The knights exchanged bewildered glances as they hoisted shields nearly as tall as Hannah onto their horses.
Then Kaian did something unexpected.
*Tuk. Tuk.*
He gently patted Hannah's shoulder with his gauntleted hand.
Hannah looked up in shock.
"Stay with your lady," he said quietly. "In my place."
Hannah, daring to meet his eyes, bowed deeply and hurried back into the castle.
As the drawbridge crashed down behind him, Kaian led his men through the gate.
---
The wild buffalo herds lived surprisingly close to Rowen Castle—perhaps a day's ride into the grasslands.
A vast, exposed plain with no cover. The black, powerful buffalo were spread across the grassland, impossible to miss—but also impossible to approach undetected.
Kaian observed the herd with cold calculation.
If someone had managed to catch one in the past for medicine, then he could certainly do it. There was nothing he couldn't accomplish if he set his mind to it.
Even if it meant saving a woman whose life hung by a thread.
"My Lord. All traps are set," reported a knight, appearing through clouds of yellow dust.
"Arrange the battle formation," Kaian commanded.
His elite knights—five years of battlefield experience together—took their positions with perfect precision.
"Fire," Kaian ordered.
An archer, impossibly tall and broad, nocked a spear as thick as a man's wrist onto an enormous bow. He drew the string taut and released.
The spear flew through the air and struck directly into a buffalo's body with thunderous impact.
As the wounded animal began to panic, the entire herd erupted into motion. The ground trembled beneath ten thousand hooves. Yellow dust rose like a living thing, engulfing everything.
"Forward!" Kaian drove his horse into the chaos.
---
## Claudel's Perspective
*Is this heaven?*
That was my first conscious thought.
I'd read once that a person breathes twenty thousand times daily. With each breath and exhale, my chest felt like it was being torn by knives. Forty thousand moments of pain per day. I wanted it to stop so badly.

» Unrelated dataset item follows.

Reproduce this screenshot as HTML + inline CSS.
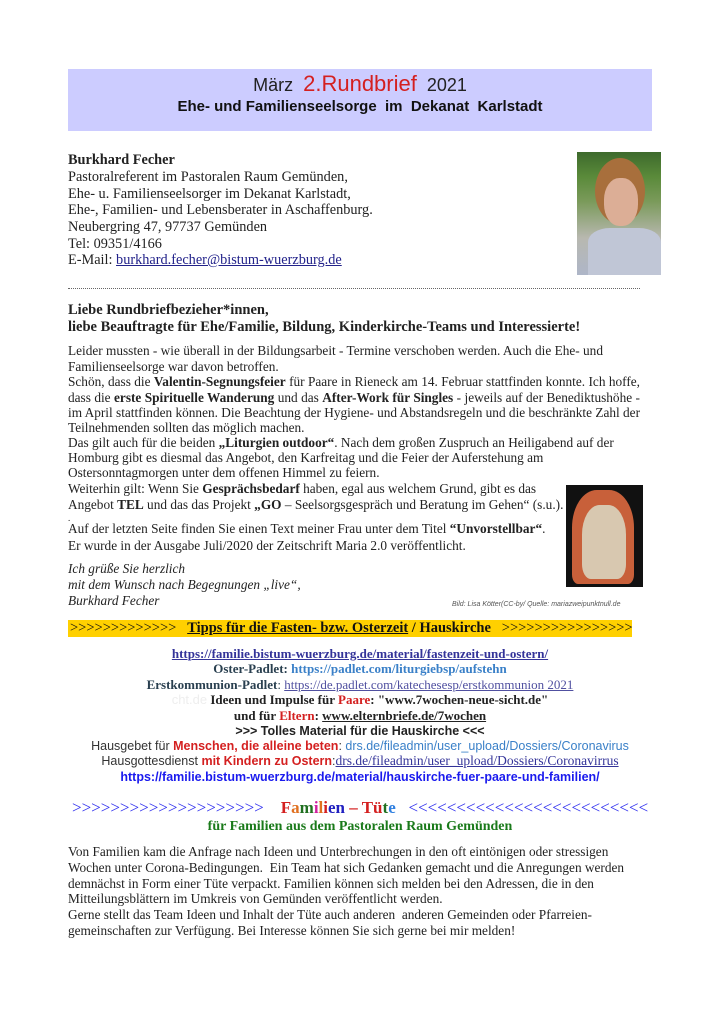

But my life—however brief—had been good.
I became a Duchess. A noble. Though my illness prevented me from seeing the castle properly, I knew there was a beautiful tomb waiting for me in its catacombs. I'd managed to send food to starving children in Valmonde, and Kaian had promised ten carriage-loads each time, for a total of three hundred carriages. The Duke of Vermont's initial thirty had fed the entire territory for a month. Three hundred would provide relief for ten months.
A good life, I thought.
I didn't want Hannah to cry. And I'd hoped the Duke of Vermont would understand that I didn't need to be brought back to Valmonde.
The tomb waiting for me had a light pink rose quartz stone. It was quite beautiful. This place was acceptable too.
I would never see the blue diamond.
*But if he keeps his promise to the children...*
With that thought, I felt I could close my eyes peacefully.
*This is ridiculous.*
I opened my eyes at the cold, scolding voice.
"Just because you said you'd do something as soon as you woke up, you think that makes me suspicious you might not eat that small amount of food?"
My eyelids fluttered.
I thought I was in heaven, but is this hell?
Above me, beyond what I'd imagined as my final destination, Kaian stood in pitch-black clothes, his face twisted in displeasure.
*Hiccup.*
I was so shocked I began hiccupping.
"It doesn't hurt," I said, confused.
If I'm not sick, I should be dead. So why—
"I'm... glad it doesn't hurt," Kaian said flatly, rising from the chair where he'd apparently been sitting.
The door opened and Hannah rushed in, her face radiant.
"Miss! You're awake!"
"Uh... uh..." I couldn't form words. My mind was blank.
"How are you feeling?" Hannah asked, her joy evident.
"It's... it's okay."
*I lived?*
Kaian's cold voice drifted from above my head.
"You look disappointed that you couldn't die."